The scarred man allowed silence to envelop us. I took a branch of red grapes and examined their color against the plate. Rose, green and deep violet mottled their tight, damp surfaces; they would be too noisy to pop into my mouth and explode with my teeth, so I studied them instead of looking back up at him. I heard him shift in his chair and stare at my pretended reverie.

“Sarah says that you have, unbelievably, an accounting and fine arts degree.” I nodded and shrugged. He was much calmer; the silence had soothed us both. He continued, “Is this a new direction in higher education?
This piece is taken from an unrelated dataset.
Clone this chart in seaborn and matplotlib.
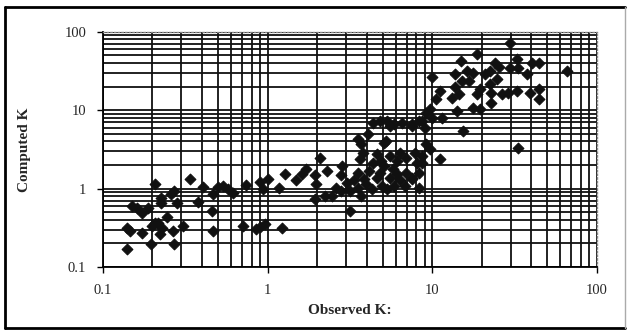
import numpy as np
import pandas as pd
import matplotlib
matplotlib.use("Agg")
import matplotlib.pyplot as plt
from matplotlib.lines import Line2D
from matplotlib.ticker import LogLocator, NullFormatter, FixedFormatter, FixedLocator
import seaborn as sns

# observed / computed K (log-log)
observed_low = [0.141, 0.141, 0.147, 0.172, 0.151, 0.162, 0.174, 0.187, 0.206, 0.198,
                0.206, 0.195, 0.221, 0.230, 0.224, 0.244, 0.261, 0.272, 0.284, 0.265,
                0.269, 0.305, 0.336, 0.376, 0.403, 0.457, 0.464, 0.464, 0.497, 0.533,
                0.572, 0.613, 0.705, 0.745, 0.857, 0.894, 0.933, 0.959, 1.0, 0.224,
                0.215, 0.894, 1.23]
computed_low = [0.171, 0.318, 0.291, 0.274, 0.607, 0.572, 0.494, 0.572, 1.16, 0.337,
                0.368, 0.199, 0.266, 0.318, 0.663, 0.439, 0.863, 0.943, 0.663, 0.291,
                0.199, 0.337, 1.34, 0.682, 1.06, 0.524, 0.863, 0.291, 1.06, 1.09,
                1.0, 0.889, 0.337, 1.12, 0.308, 1.23, 1.0, 0.357, 1.34, 0.767,
                0.368, 0.327, 0.318]

observed_mid = [1.17, 1.27, 1.48, 1.61, 1.72, 2.07, 2.31, 1.93, 1.98, 1.93,
                2.22, 2.48, 2.85, 2.81, 3.02, 3.15, 3.15, 3.37, 3.52, 3.62,
                3.78, 3.72, 3.52, 4.05, 4.34, 4.79, 5.28, 5.90, 6.60, 7.59,
                8.73, 5.13, 4.59, 4.92, 5.51, 6.07, 6.33, 6.98, 7.81, 8.73,
                9.23, 8.61, 7.49, 6.33, 5.51, 4.79, 4.16, 3.99, 4.28, 5.28,
                5.74, 6.98, 8.37, 8.37, 2.62, 2.81, 3.72, 4.59, 3.52, 5.51,
                7.59, 8.98, 5.21, 7.59, 8.14, 4.34, 6.07, 3.88, 5.13, 5.90,
                6.79, 4.99]
computed_mid = [1.03, 1.55, 1.27, 1.55, 1.80, 2.49, 1.70, 1.47, 1.16, 0.745,
                0.814, 0.814, 1.97, 1.47, 1.19, 0.943, 0.524, 1.27, 1.60, 2.42,
                2.88, 3.76, 4.35, 5.04, 6.97, 7.39, 7.39, 6.76, 6.97, 6.76,
                7.39, 3.87, 2.80, 2.28, 2.64, 2.28, 2.88, 2.49, 2.88, 2.64,
                3.76, 2.09, 1.34, 1.27, 1.38, 1.60, 1.70, 1.16, 1.0, 1.0,
                1.80, 1.60, 1.03, 1.60, 1.03, 0.943, 0.814, 1.38, 1.03, 6.38,
                6.38, 6.01, 4.10, 1.38, 2.09, 2.09, 1.55, 1.34, 1.97, 1.09,
                1.09, 1.09]

observed_high = [29.5, 32.5, 18.8, 14.9, 40.6, 44.8, 65.4, 10.0, 13.7, 16.2,
                 17.6, 16.8, 15.1, 23.9, 25.6, 22.3, 24.6, 29.5, 33.0, 37.4,
                 22.3, 19.4, 22.9, 26.7, 28.7, 32.5, 39.0, 44.8, 44.8, 11.1,
                 13.1, 14.6, 18.8, 22.9, 17.6, 19.4, 14.1, 10.6, 9.63, 9.23,
                 15.3, 33.0, 11.1, 9.63, 11.5, 10.0, 8.37, 20.8, 13.7]
computed_high = [71.1, 45.7, 51.5, 41.9, 40.6, 39.5, 32.1, 26.2, 29.4, 32.1,
                 30.3, 23.9, 23.9, 39.5, 35.1, 32.1, 25.4, 34.1, 34.1, 29.4,
                 21.9, 18.9, 16.8, 16.3, 16.8, 17.8, 16.8, 18.9, 14.1, 17.8,
                 14.5, 16.3, 16.3, 12.2, 10.8, 10.5, 9.9, 14.1, 10.5, 9.35,
                 5.51, 3.34, 2.42, 3.24, 8.07, 8.07, 7.39, 29.4, 19.5]

major_ticks = [0.1, 1, 10, 100]
tick_labels = ["0.1", "1", "10", "100"]

df = pd.DataFrame({
    "observed": observed_low + observed_mid + observed_high,
    "computed": computed_low + computed_mid + computed_high,
})

sns.set_style("white")
plt.rcParams["font.family"] = ["Liberation Serif", "DejaVu Serif"]

fig = plt.figure(figsize=(6.27, 3.32), dpi=100)
ax = fig.add_axes([0.164, 0.196, 0.788, 0.708])

ax.set_xscale("log")
ax.set_yscale("log")
ax.set_xlim(0.1, 100)
ax.set_ylim(0.1, 100)

# excel style log grid, major + minor
ax.xaxis.set_minor_locator(LogLocator(base=10, subs=np.arange(2, 10)))
ax.yaxis.set_minor_locator(LogLocator(base=10, subs=np.arange(2, 10)))
ax.xaxis.set_minor_formatter(NullFormatter())
ax.yaxis.set_minor_formatter(NullFormatter())
ax.grid(True, which="both", color="#101010", lw=1.3)
ax.set_axisbelow(True)

sns.scatterplot(data=df, x="observed", y="computed", marker="D", s=30,
                color="#111111", edgecolor="#111111", linewidth=0.8, ax=ax, zorder=3)

ax.xaxis.set_major_locator(FixedLocator(major_ticks))
ax.yaxis.set_major_locator(FixedLocator(major_ticks))
ax.xaxis.set_major_formatter(FixedFormatter(tick_labels))
ax.yaxis.set_major_formatter(FixedFormatter(tick_labels))
ax.tick_params(which="major", direction="out", length=4, width=1, color="black",
               labelsize=10.5, pad=8, bottom=True, left=True)
ax.tick_params(which="minor", length=0)

for side in ["left", "bottom"]:
    ax.spines[side].set_color("black")
    ax.spines[side].set_linewidth(1.3)
for side in ["top", "right"]:
    ax.spines[side].set_color("#888888")
    ax.spines[side].set_linestyle(":")
    ax.spines[side].set_linewidth(1.0)

ax.set_xlabel("Observed K:", fontweight="bold", fontsize=11, labelpad=5)
ax.set_ylabel("Computed K", fontweight="bold", fontsize=11, labelpad=24)

# outer chart frame
fig.add_artist(Line2D([0.008, 0.008], [0.012, 0.979], color="black", lw=2))
fig.add_artist(Line2D([0.008, 0.997], [0.979, 0.979], color="black", lw=2))
fig.add_artist(Line2D([0.008, 0.997], [0.012, 0.012], color="black", lw=2))
fig.add_artist(Line2D([0.997, 0.997], [0.012, 0.979], color="#aaaaaa", lw=1))

fig.savefig("out.png", dpi=100)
Sarah has an advanced degree in accounting, she is a CPA, yet she graduated from a culinary institute and cooks for us here at the mansion. You are probably friends due to some virulent eccentricity sweeping New England universities.” He was trying to be urbane though he smelled like an old church, green moss and wet stone.

I let myself smile; barely letting my lips peek past confusion. “We aren’t best friends, but I like her, oddness and all.” I let my eyes retrace the scars, the old path that fire had left and the blue of his large, narrowed eyes. Half of his face and scalp were untouched—whole and unblemished, framed by close-cropped jet black hair. His lips and chin were perfectly angular and bent into a frown. “Sarah says your accountant embezzled from your contracts and nearly ruined you. She says that she won’t have time to do your books with the baby and her other business.”

Jason Lambert nodded, “Both are growing. However, I don’t know if I want some spoiled debutante who’s hiding in the hills of West Virginia from family responsibility to keep my books. After all this upheaval, I do not need some flighty, rich girl to leave in the middle of an audit. I might be better off with the embezzler.” He’d cocked an eyebrow high which had probably cost him a bit of pain to do. He glanced back to the tablet. There were pictures and articles about the Ensky fortunes and foibles.

My blood boiled and fizzed; he was reviewing my resume in one hand, and all the articles featuring my family and surrounding my fall from grace a few months ago on the other hand. The fall had broken me in a profound way invisible to the eye. Just as the twilight allowed the autumn leaves to gobble up every stray molecule of color, the pain of my fall had stolen sensation from my daily life.

Under Jason Lambert’s critical perusal, the sensate world returned instantaneously. I began to pop the grapes into my mouth and slice their fragile spheres with my sharp teeth. They were cool and clean, but just barely sweet. I closed my eyes to absorb the pleasure and the sharp pain of their tartness. They were the best food I’d eaten in my life. I swallowed and glared at Jason Lambert, “If you want a good accountant, Sarah knows how to contact me.”

I snatched the resume out of his hand and crumpled it up to toss it into the trash. All my references were too far away. There was no need for the degree or the positions I’d rather not use. I would never live in my childhood home again or seek shelter with my parents. I had lived on the fringe of survival in a dulled state. Thanks to meeting Jason Lambert, I was painfully aware of my thinly-stretched patience. I stood up and straightened my skirt before I picked up my satchel and exited the beautiful room.